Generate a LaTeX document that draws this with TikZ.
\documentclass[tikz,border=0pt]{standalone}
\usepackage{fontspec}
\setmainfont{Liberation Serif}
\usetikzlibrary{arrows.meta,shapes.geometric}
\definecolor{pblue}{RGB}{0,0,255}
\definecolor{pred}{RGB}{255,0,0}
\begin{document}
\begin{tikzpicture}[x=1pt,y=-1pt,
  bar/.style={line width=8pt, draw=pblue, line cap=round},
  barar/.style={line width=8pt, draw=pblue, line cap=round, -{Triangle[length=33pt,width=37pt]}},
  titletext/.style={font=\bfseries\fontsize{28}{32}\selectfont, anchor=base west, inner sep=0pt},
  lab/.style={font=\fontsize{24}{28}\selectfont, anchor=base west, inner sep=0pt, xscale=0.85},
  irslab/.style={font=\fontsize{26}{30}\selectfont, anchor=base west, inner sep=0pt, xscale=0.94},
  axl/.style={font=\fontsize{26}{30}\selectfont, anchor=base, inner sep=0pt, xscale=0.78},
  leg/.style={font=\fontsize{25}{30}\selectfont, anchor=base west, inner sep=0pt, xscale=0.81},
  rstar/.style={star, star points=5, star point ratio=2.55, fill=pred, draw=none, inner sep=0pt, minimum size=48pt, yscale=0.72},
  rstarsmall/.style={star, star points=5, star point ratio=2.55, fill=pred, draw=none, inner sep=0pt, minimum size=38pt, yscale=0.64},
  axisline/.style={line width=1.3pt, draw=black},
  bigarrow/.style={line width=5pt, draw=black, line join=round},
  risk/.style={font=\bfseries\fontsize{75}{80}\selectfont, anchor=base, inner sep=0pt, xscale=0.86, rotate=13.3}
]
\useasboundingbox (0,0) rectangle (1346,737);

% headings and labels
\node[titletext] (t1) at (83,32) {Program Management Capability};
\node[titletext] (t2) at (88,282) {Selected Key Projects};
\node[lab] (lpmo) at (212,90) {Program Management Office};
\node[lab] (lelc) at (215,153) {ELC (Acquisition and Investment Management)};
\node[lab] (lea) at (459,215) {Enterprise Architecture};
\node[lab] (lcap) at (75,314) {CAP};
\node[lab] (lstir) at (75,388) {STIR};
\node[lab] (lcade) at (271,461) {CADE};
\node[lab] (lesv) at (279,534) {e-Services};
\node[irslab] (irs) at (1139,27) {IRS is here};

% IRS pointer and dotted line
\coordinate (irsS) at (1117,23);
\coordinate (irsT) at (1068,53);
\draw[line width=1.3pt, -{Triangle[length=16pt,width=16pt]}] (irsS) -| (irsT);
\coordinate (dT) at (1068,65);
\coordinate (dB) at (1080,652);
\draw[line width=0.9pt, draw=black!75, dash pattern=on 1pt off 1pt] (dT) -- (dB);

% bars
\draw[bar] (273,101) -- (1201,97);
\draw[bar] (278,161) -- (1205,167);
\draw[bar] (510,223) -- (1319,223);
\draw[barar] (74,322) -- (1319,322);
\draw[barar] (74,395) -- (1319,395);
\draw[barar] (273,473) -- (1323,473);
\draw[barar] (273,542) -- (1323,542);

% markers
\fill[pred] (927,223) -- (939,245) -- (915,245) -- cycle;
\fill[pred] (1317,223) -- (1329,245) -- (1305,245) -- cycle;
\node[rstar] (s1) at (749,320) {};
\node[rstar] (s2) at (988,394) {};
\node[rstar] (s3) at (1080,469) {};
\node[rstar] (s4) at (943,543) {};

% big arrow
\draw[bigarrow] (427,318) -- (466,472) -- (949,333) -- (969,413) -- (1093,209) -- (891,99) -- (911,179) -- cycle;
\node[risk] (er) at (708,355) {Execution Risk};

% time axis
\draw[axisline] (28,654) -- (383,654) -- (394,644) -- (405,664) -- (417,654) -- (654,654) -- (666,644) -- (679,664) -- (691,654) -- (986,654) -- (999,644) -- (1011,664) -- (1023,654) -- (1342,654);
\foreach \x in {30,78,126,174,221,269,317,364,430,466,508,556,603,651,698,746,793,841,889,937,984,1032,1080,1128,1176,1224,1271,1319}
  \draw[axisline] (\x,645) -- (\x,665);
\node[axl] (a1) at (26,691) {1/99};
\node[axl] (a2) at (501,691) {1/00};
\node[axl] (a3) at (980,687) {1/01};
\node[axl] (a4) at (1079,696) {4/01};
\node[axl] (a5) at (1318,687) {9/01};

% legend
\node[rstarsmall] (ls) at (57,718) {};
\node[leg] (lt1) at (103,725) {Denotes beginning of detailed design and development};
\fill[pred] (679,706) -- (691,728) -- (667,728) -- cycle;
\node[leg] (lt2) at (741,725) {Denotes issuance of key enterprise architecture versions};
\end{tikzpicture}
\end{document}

+++

▸ **WHAT THE EXERCISE ASKS**
Extract the complete listing above, reproducing each line exactly.

▸ **FINISHED ANSWER**
Generate a LaTeX document that draws this with TikZ.
\documentclass[tikz,border=0pt]{standalone}
\usepackage{fontspec}
\setmainfont{Liberation Serif}
\usetikzlibrary{arrows.meta,shapes.geometric}
\definecolor{pblue}{RGB}{0,0,255}
\definecolor{pred}{RGB}{255,0,0}
\begin{document}
\begin{tikzpicture}[x=1pt,y=-1pt,
  bar/.style={line width=8pt, draw=pblue, line cap=round},
  barar/.style={line width=8pt, draw=pblue, line cap=round, -{Triangle[length=33pt,width=37pt]}},
  titletext/.style={font=\bfseries\fontsize{28}{32}\selectfont, anchor=base west, inner sep=0pt},
  lab/.style={font=\fontsize{24}{28}\selectfont, anchor=base west, inner sep=0pt, xscale=0.85},
  irslab/.style={font=\fontsize{26}{30}\selectfont, anchor=base west, inner sep=0pt, xscale=0.94},
  axl/.style={font=\fontsize{26}{30}\selectfont, anchor=base, inner sep=0pt, xscale=0.78},
  leg/.style={font=\fontsize{25}{30}\selectfont, anchor=base west, inner sep=0pt, xscale=0.81},
  rstar/.style={star, star points=5, star point ratio=2.55, fill=pred, draw=none, inner sep=0pt, minimum size=48pt, yscale=0.72},
  rstarsmall/.style={star, star points=5, star point ratio=2.55, fill=pred, draw=none, inner sep=0pt, minimum size=38pt, yscale=0.64},
  axisline/.style={line width=1.3pt, draw=black},
  bigarrow/.style={line width=5pt, draw=black, line join=round},
  risk/.style={font=\bfseries\fontsize{75}{80}\selectfont, anchor=base, inner sep=0pt, xscale=0.86, rotate=13.3}
]
\useasboundingbox (0,0) rectangle (1346,737);

% headings and labels
\node[titletext] (t1) at (83,32) {Program Management Capability};
\node[titletext] (t2) at (88,282) {Selected Key Projects};
\node[lab] (lpmo) at (212,90) {Program Management Office};
\node[lab] (lelc) at (215,153) {ELC (Acquisition and Investment Management)};
\node[lab] (lea) at (459,215) {Enterprise Architecture};
\node[lab] (lcap) at (75,314) {CAP};
\node[lab] (lstir) at (75,388) {STIR};
\node[lab] (lcade) at (271,461) {CADE};
\node[lab] (lesv) at (279,534) {e-Services};
\node[irslab] (irs) at (1139,27) {IRS is here};

% IRS pointer and dotted line
\coordinate (irsS) at (1117,23);
\coordinate (irsT) at (1068,53);
\draw[line width=1.3pt, -{Triangle[length=16pt,width=16pt]}] (irsS) -| (irsT);
\coordinate (dT) at (1068,65);
\coordinate (dB) at (1080,652);
\draw[line width=0.9pt, draw=black!75, dash pattern=on 1pt off 1pt] (dT) -- (dB);

% bars
\draw[bar] (273,101) -- (1201,97);
\draw[bar] (278,161) -- (1205,167);
\draw[bar] (510,223) -- (1319,223);
\draw[barar] (74,322) -- (1319,322);
\draw[barar] (74,395) -- (1319,395);
\draw[barar] (273,473) -- (1323,473);
\draw[barar] (273,542) -- (1323,542);

% markers
\fill[pred] (927,223) -- (939,245) -- (915,245) -- cycle;
\fill[pred] (1317,223) -- (1329,245) -- (1305,245) -- cycle;
\node[rstar] (s1) at (749,320) {};
\node[rstar] (s2) at (988,394) {};
\node[rstar] (s3) at (1080,469) {};
\node[rstar] (s4) at (943,543) {};

% big arrow
\draw[bigarrow] (427,318) -- (466,472) -- (949,333) -- (969,413) -- (1093,209) -- (891,99) -- (911,179) -- cycle;
\node[risk] (er) at (708,355) {Execution Risk};

% time axis
\draw[axisline] (28,654) -- (383,654) -- (394,644) -- (405,664) -- (417,654) -- (654,654) -- (666,644) -- (679,664) -- (691,654) -- (986,654) -- (999,644) -- (1011,664) -- (1023,654) -- (1342,654);
\foreach \x in {30,78,126,174,221,269,317,364,430,466,508,556,603,651,698,746,793,841,889,937,984,1032,1080,1128,1176,1224,1271,1319}
  \draw[axisline] (\x,645) -- (\x,665);
\node[axl] (a1) at (26,691) {1/99};
\node[axl] (a2) at (501,691) {1/00};
\node[axl] (a3) at (980,687) {1/01};
\node[axl] (a4) at (1079,696) {4/01};
\node[axl] (a5) at (1318,687) {9/01};

% legend
\node[rstarsmall] (ls) at (57,718) {};
\node[leg] (lt1) at (103,725) {Denotes beginning of detailed design and development};
\fill[pred] (679,706) -- (691,728) -- (667,728) -- cycle;
\node[leg] (lt2) at (741,725) {Denotes issuance of key enterprise architecture versions};
\end{tikzpicture}
\end{document}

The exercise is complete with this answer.